One of his early inventions in cryptography, it turns out, is actually among the best prepared for a potential long-term future of quantum computing enabled by molecular manufacturing: Merkle Hash Signatures. Although covered only briefly, this method was the nexus of Ralph's talk: an encouragement to industry, in light of the potential impact of quantum computing in the future, to put alternatives such as Merkle Hash Signatures in place today.
Public-key cryptography includes two main types of techniques: public-key encryption, where one user encrypts a message with a public key and the other decrypts it with the corresponding private key; and digital signatures, where one user signs a message with the private key, and the other verifies the signature with the corresponding public key.
As noted, the established methods for public-key cryptography of both types today are based on number theory, and are vulnerable to a quantum computer.
But Merkle Hash Signatures, which are based only on one-way hash functions, are what is called "post-quantum secure."
A quantum computer enables only a modest (though still fundamental) improvement in general-purpose algorithms for breaking hash functions, which can be mitigated by making the size of the hash function output larger.

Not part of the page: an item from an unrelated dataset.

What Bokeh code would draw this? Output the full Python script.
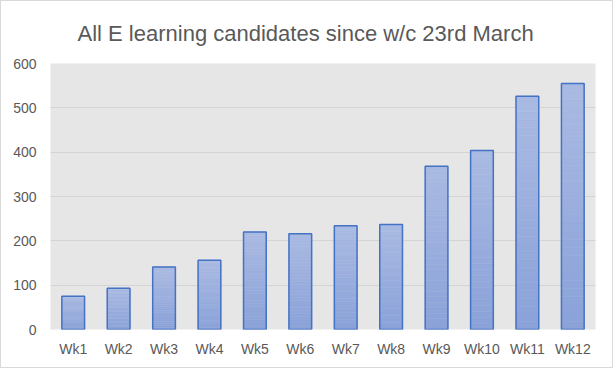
from bokeh.plotting import figure
from bokeh.models import ColumnDataSource, FactorRange, Range1d, FixedTicker
from bokeh.embed import file_html
from bokeh.resources import INLINE

weeks = ["Wk1", "Wk2", "Wk3", "Wk4", "Wk5", "Wk6", "Wk7", "Wk8", "Wk9", "Wk10", "Wk11", "Wk12"]
candidates = [75, 93, 141, 156, 220, 216, 234, 237, 368, 404, 526, 555]
y_ticks = [0, 100, 200, 300, 400, 500, 600]

# gradient fill (light at top, darker at bottom) built as thin slices of each bar
TOP_RGB = (0xAA, 0xBA, 0xE2)
BOT_RGB = (0x8A, 0xA2, 0xD9)
N = 30
sx, sb, st, sc = [], [], [], []
for w, v in zip(weeks, candidates):
    for k in range(N):
        f = (k + 0.5) / N
        rgb = tuple(round(b + (t - b) * f) for b, t in zip(BOT_RGB, TOP_RGB))
        sx.append(w)
        sb.append(v * k / N)
        st.append(v * (k + 1) / N)
        sc.append("#%02x%02x%02x" % rgb)
slices = ColumnDataSource(data=dict(week=sx, bottom=sb, top=st, color=sc))
source = ColumnDataSource(data=dict(week=weeks, value=candidates))

p = figure(
    x_range=FactorRange(*weeks, range_padding=0),
    y_range=Range1d(0, 600),
    frame_width=545, frame_height=266,
    min_border_left=49, min_border_right=17,
    min_border_top=62, min_border_bottom=38,
    output_backend="svg", toolbar_location=None,
    title="All E learning candidates since w/c 23rd March",
)

p.title.align = "left"
p.title.text_font = "Liberation Sans"
p.title.text_font_size = "22px"
p.title.text_font_style = "normal"
p.title.text_color = "#595959"
p.title.offset = 27
p.title.standoff = 35

p.vbar(x="week", bottom="bottom", top="top", width=0.5, source=slices,
       fill_color="color", line_color="color", line_width=0.5)
p.vbar(x="week", top="value", width=0.5, source=source,
       fill_color=None, line_color="#4472c4", line_width=1.5)

p.background_fill_color = "#e6e6e6"
p.border_fill_color = "white"
p.outline_line_color = None
p.styles = {"border": "1px solid #d9d9d9"}

p.yaxis.ticker = FixedTicker(ticks=y_ticks)
p.ygrid.ticker = FixedTicker(ticks=y_ticks)
p.ygrid.grid_line_color = "#d4d4d4"
p.xgrid.grid_line_color = None

for ax in (p.xaxis, p.yaxis):
    ax.axis_line_color = None
    ax.major_tick_line_color = None
    ax.minor_tick_line_color = None
    ax.major_tick_out = 0
    ax.major_tick_in = 0
    ax.minor_tick_out = 0
    ax.major_label_text_color = "#595959"
    ax.major_label_text_font = "Liberation Sans"
    ax.major_label_text_font_size = "14px"

p.yaxis.major_label_standoff = 14
p.xaxis.major_label_standoff = 11

open("out.html", "w").write(file_html(p, INLINE))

This is not so with the number-theory-based public-key cryptosystems, which would be subject to a complete break by a quantum computer.
Moreover, if a special-purpose quantum algorithm were found for breaking a specific hash function, then there are many other alternative hash functions to choose from (as far as the current theory indicates). Indeed, hash functions have been readily replaced when attacks with conventional computers have been discovered: consider the transition from MD4 to MD5 to SHA-1, SHA-2 and SHA-3. On the other hand, few alternatives have emerged to today's number-theory-based public-key cryptosystems even with the ongoing research quest of nearly four decades.
Describing Merkle Hash Signatures will be a good subject for another post. In the meantime, the interested reader may want to refer to Ralph's landmark 1979 paper "A Certified Digital Signature," or recent Internet-Drafts by David McGrew and Michael Curcio, and by Russ Housley (both of which are encouraging steps toward the standardization and ultimate adoption of this method).
The next 40 years will be interesting for molecular manufacturing, quantum computing and cryptography. I'm grateful to Ralph for motivating further reflection on a potential future through his valuable long-term perspective, given in his many years of research and in this talk.
What do you see as the future of these technologies?